Short problem: Reproduce exactly the lines starting at the line that contains "Clone this chart in seaborn and matplotlib." and ending at the line that contains "import seaborn as sns". Omit pictures.

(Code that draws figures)
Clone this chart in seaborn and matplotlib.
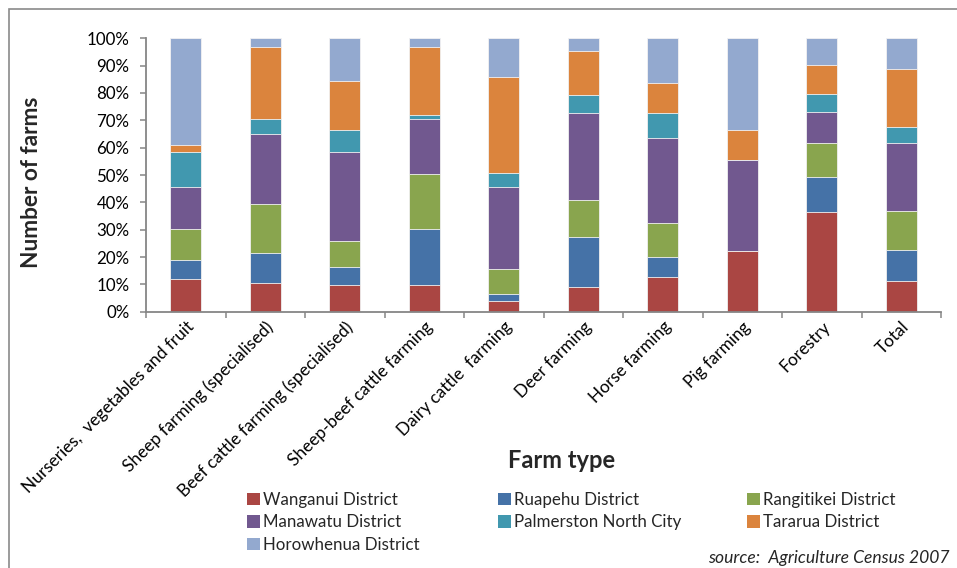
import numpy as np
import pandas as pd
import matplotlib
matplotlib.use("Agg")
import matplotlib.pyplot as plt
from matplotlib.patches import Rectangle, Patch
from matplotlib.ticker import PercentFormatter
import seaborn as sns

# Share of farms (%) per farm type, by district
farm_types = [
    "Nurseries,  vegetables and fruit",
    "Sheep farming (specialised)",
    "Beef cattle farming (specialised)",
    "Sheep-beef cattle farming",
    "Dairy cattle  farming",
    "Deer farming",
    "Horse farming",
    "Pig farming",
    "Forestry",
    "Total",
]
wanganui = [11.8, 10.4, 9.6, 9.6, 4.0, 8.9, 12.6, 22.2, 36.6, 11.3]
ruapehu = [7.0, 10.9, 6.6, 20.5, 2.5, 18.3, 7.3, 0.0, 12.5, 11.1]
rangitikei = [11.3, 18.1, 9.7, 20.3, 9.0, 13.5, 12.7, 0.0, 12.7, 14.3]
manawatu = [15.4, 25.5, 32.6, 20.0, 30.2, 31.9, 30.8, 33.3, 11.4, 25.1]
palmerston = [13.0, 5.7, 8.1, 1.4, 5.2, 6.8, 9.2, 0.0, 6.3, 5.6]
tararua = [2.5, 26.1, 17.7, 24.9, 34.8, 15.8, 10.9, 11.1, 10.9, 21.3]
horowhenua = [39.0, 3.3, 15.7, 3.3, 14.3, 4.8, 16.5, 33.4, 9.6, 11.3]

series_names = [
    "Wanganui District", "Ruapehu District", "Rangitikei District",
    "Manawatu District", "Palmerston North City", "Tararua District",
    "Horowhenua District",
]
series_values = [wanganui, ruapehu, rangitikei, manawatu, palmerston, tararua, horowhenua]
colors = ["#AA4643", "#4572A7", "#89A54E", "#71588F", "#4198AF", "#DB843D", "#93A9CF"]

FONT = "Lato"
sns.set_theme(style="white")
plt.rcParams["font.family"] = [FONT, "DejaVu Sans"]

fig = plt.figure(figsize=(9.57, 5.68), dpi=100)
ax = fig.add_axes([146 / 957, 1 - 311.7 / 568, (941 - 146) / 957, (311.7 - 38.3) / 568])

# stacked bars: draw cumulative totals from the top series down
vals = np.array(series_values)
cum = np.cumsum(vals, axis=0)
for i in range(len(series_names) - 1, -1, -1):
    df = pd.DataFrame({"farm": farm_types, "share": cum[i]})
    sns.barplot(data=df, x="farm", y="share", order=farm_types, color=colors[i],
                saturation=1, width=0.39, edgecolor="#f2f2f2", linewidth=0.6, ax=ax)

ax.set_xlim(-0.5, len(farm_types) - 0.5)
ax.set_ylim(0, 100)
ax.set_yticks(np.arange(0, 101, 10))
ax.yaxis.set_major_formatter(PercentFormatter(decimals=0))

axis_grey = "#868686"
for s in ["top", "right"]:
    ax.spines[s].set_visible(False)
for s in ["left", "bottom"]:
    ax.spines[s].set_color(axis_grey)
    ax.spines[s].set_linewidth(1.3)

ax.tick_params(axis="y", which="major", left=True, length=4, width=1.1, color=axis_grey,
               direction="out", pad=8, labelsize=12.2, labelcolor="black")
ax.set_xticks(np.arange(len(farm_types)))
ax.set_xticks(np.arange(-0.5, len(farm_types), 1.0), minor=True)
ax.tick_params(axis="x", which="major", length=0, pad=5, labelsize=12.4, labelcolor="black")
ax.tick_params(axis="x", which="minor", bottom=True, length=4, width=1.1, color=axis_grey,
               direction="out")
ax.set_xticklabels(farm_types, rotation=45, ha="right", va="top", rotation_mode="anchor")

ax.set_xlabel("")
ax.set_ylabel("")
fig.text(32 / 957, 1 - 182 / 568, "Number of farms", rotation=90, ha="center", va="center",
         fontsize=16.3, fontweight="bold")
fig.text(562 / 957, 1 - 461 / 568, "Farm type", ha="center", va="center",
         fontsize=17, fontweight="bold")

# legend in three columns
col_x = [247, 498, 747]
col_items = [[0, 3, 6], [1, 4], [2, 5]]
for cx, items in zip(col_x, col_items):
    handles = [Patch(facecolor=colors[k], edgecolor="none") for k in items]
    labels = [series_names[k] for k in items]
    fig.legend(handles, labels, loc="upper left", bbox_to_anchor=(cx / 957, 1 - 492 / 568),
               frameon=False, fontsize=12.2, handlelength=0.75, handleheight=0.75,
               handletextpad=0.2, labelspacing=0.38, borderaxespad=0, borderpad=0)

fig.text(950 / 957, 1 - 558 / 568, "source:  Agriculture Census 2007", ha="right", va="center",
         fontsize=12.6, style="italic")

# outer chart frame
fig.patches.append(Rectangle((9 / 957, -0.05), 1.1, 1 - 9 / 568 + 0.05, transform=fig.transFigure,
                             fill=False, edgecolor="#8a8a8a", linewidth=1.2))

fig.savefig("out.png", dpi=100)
* * *
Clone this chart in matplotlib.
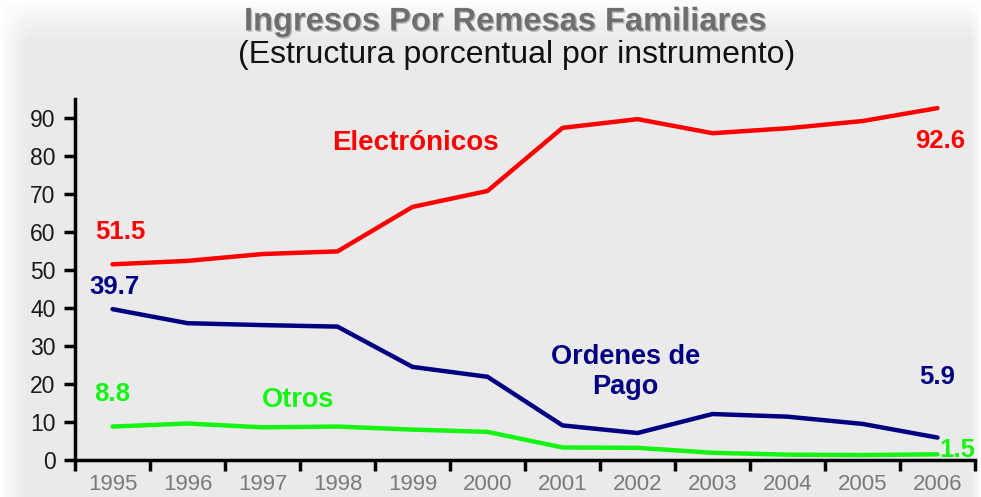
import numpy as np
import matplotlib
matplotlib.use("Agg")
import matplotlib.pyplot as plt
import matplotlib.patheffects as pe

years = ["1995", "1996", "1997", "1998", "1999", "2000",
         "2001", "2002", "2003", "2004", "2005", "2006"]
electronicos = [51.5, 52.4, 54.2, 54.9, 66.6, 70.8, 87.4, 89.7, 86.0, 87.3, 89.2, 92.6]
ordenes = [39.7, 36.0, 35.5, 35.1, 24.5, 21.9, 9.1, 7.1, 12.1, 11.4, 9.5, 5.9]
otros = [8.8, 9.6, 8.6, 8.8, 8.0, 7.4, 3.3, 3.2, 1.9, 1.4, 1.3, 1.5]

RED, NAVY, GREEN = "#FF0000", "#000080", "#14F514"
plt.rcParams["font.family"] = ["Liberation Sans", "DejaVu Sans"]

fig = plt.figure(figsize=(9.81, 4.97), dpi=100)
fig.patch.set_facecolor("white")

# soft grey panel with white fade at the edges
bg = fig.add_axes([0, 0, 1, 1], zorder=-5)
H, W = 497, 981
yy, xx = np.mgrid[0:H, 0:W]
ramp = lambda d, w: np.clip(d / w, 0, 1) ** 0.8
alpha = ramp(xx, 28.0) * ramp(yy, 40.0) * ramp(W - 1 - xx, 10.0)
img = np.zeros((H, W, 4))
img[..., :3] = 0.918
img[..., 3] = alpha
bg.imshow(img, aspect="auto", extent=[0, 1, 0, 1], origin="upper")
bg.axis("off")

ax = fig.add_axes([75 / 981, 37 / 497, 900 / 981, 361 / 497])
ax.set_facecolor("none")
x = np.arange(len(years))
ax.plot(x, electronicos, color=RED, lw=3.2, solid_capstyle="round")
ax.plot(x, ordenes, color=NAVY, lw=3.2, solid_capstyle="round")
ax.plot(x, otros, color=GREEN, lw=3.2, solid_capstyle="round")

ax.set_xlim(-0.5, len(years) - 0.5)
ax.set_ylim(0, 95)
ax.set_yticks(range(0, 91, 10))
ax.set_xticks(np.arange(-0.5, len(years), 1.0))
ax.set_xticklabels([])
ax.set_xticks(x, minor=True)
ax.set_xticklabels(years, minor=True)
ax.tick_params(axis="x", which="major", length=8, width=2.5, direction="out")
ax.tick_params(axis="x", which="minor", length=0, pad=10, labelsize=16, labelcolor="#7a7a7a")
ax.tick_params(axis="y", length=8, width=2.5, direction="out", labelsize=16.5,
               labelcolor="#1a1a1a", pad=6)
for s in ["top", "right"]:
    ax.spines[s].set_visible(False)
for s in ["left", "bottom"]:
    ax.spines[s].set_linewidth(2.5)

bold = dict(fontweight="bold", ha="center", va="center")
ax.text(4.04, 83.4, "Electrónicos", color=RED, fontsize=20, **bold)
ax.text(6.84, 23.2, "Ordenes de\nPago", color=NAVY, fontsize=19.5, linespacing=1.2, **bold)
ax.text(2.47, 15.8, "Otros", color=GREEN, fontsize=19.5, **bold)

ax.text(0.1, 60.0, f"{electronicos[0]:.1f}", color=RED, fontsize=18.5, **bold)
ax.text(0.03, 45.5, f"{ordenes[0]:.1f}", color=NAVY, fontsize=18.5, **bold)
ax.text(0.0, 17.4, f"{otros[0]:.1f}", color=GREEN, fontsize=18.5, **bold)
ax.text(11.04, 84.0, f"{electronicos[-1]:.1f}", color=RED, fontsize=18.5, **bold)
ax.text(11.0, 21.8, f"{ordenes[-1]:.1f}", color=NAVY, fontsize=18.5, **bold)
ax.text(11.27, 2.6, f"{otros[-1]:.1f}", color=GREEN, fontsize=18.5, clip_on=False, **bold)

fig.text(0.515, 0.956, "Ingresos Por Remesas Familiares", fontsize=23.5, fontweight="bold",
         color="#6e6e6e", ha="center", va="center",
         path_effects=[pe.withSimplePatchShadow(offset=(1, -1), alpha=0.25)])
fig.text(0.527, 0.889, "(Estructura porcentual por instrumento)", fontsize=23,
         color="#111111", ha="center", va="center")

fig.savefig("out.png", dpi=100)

Result below:
Clone this chart in seaborn and matplotlib.
import numpy as np
import pandas as pd
import matplotlib
matplotlib.use("Agg")
import matplotlib.pyplot as plt
from matplotlib.patches import Rectangle, Patch
from matplotlib.ticker import PercentFormatter
import seaborn as sns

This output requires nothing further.